A new study found that increased physical activity is associated with a lower risk of obstructive sleep apnea. The large study, published online as an accepted paper in the Journal of Clinical Sleep Medicine (JCSM), focuses on the relationship between sleep apnea and levels of physical activity in the general community.
Researchers reviewed lifestyle, medical, socio-demographic, and sleep health data collected from more than 155,000 adults participating in the Ontario Health Study. Based on the physical activity of participants with and without sleep apnea, the investigators determined that a modest increase in physical activity, including walking, is associated with a 10 percent reduction in the risk of developing sleep apnea.
“Our results highlight the importance of physical activity as a preventive measure against developing sleep apnea,” says senior author Lyle Palmer, PhD, who is professor of genetic epidemiology at the University of Adelaide in Australia, in a release. “One surprising finding was that not only vigorous physical activity but also just walking alone was associated with a decreased risk of sleep apnea.”
The authors found that adding 20 minutes to a daily walk and increasing vigorous daily activity by 8 minutes would be enough to achieve a lower sleep apnea risk. The finding is independent of other known risk factors for sleep apnea such as sex, age, ethnicity, and obesity.
“The rates of sleep apnea in children and adults are continuing to rise. Therefore, understanding the role of modifiable protective factors for sleep apnea is important,” Palmer says. “Exercise is one such protective factor and has many other positive effects on general health.
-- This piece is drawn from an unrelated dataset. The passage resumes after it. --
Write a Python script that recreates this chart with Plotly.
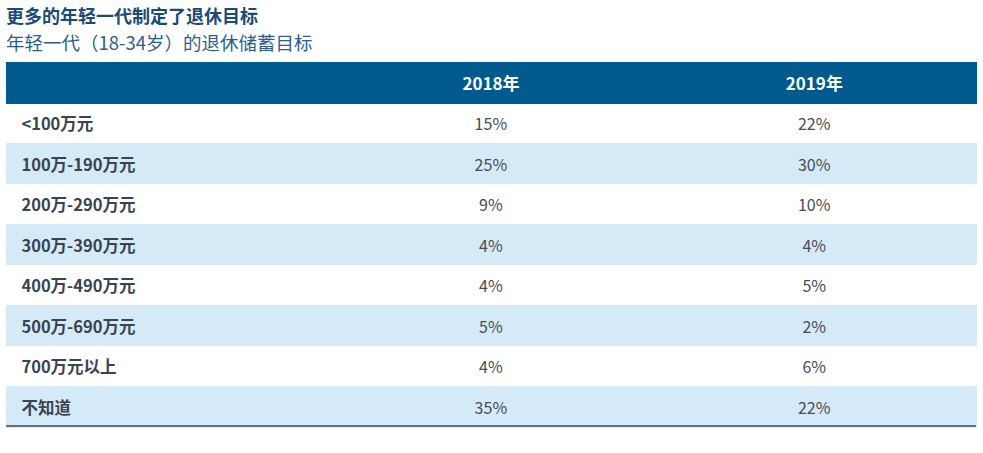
import plotly.graph_objects as go

title = "更多的年轻一代制定了退休目标"
subtitle = "年轻一代（18-34岁）的退休储蓄目标"
col_headers = ["", "2018年", "2019年"]
categories = ["<100万元", "100万-190万元", "200万-290万元", "300万-390万元",
              "400万-490万元", "500万-690万元", "700万元以上", "不知道"]
values_2018 = [15, 25, 9, 4, 4, 5, 4, 35]
values_2019 = [22, 30, 10, 4, 5, 2, 6, 22]

W, H = 983, 453
FONT = "Noto Sans CJK SC"
row_colors = ["#ffffff" if i % 2 == 0 else "#d4ebf7" for i in range(len(categories))]

label_cells = ["\u00a0\u00a0<b>" + c.replace("<", "&lt;") + "</b>" for c in categories]
cells_2018 = [f"<span>{v}%</span>" for v in values_2018]
cells_2019 = [f"<span>{v}%</span>" for v in values_2019]

fig = go.Figure(go.Table(
    domain=dict(x=[6 / W, 976 / W], y=[1 - 428 / H, 1 - 62 / H]),
    columnwidth=[1, 1, 1],
    header=dict(
        values=[f"<b>{h}</b>" for h in col_headers],
        fill_color="#005a8e",
        line=dict(color="#005a8e", width=1),
        font=dict(family=FONT, size=17, color="#ffffff"),
        align=["left", "center", "center"],
        height=40,
    ),
    cells=dict(
        values=[label_cells, cells_2018, cells_2019],
        fill_color=[row_colors] * 3,
        line=dict(color=[row_colors] * 3, width=1),
        font=dict(family=FONT, size=[16.5, 16, 16], color=["#3b4252", "#4a4a52", "#4a4a52"]),
        align=["left", "center", "center"],
        height=40.5,
    ),
))

fig.add_shape(type="line", xref="paper", yref="paper",
              x0=6 / W, x1=976 / W, y0=1 - 426 / H, y1=1 - 426 / H,
              line=dict(color="#3d4a5c", width=1.5))

fig.add_annotation(text=f"<b>{title}</b>", xref="paper", yref="paper",
                   x=4 / W, y=1 - 15 / H, xanchor="left", yanchor="middle",
                   showarrow=False, font=dict(family=FONT, size=18, color="#1a4a7a"))
fig.add_annotation(text=subtitle, xref="paper", yref="paper",
                   x=4 / W, y=1 - 42 / H, xanchor="left", yanchor="middle",
                   showarrow=False, font=dict(family=FONT, size=18.5, color="#2d5e8e"))

fig.update_layout(width=W, height=H, margin=dict(l=0, r=0, t=0, b=0),
                  paper_bgcolor="#ffffff", plot_bgcolor="#ffffff")

fig.write_html("out.html", config={"displayModeBar": False},
               post_script="document.body.style.margin='0';")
Sleep health care professionals should be trying to get their patients to exercise more.”
The cross-sectional, population-based study analyzed baseline questionnaire data from 155,448 adult residents of Ontario, Canada (60% women and 40% men). Their mean age was 46 years, and about 75% were white. About 6.9% of participants reported being told by a doctor that they have sleep apnea. Those with sleep apnea were more sedentary, sitting for a median of 4.4 more hours per week than those without sleep apnea.
Due to the cross-sectional nature of the study, the authors were unable to make temporal inferences on the observed associations between physical activity and sleep apnea. However, they report that previous studies also have suggested that physical activity can reduce the severity of sleep apnea.
In a related commentary, also published as an accepted paper in JCSM, Joyce Lee-Iannotti, MD, and James Parish, MD, write that the study’s findings give sleep physicians another tool to treat mild to moderate sleep apnea that may be more appealing to patients.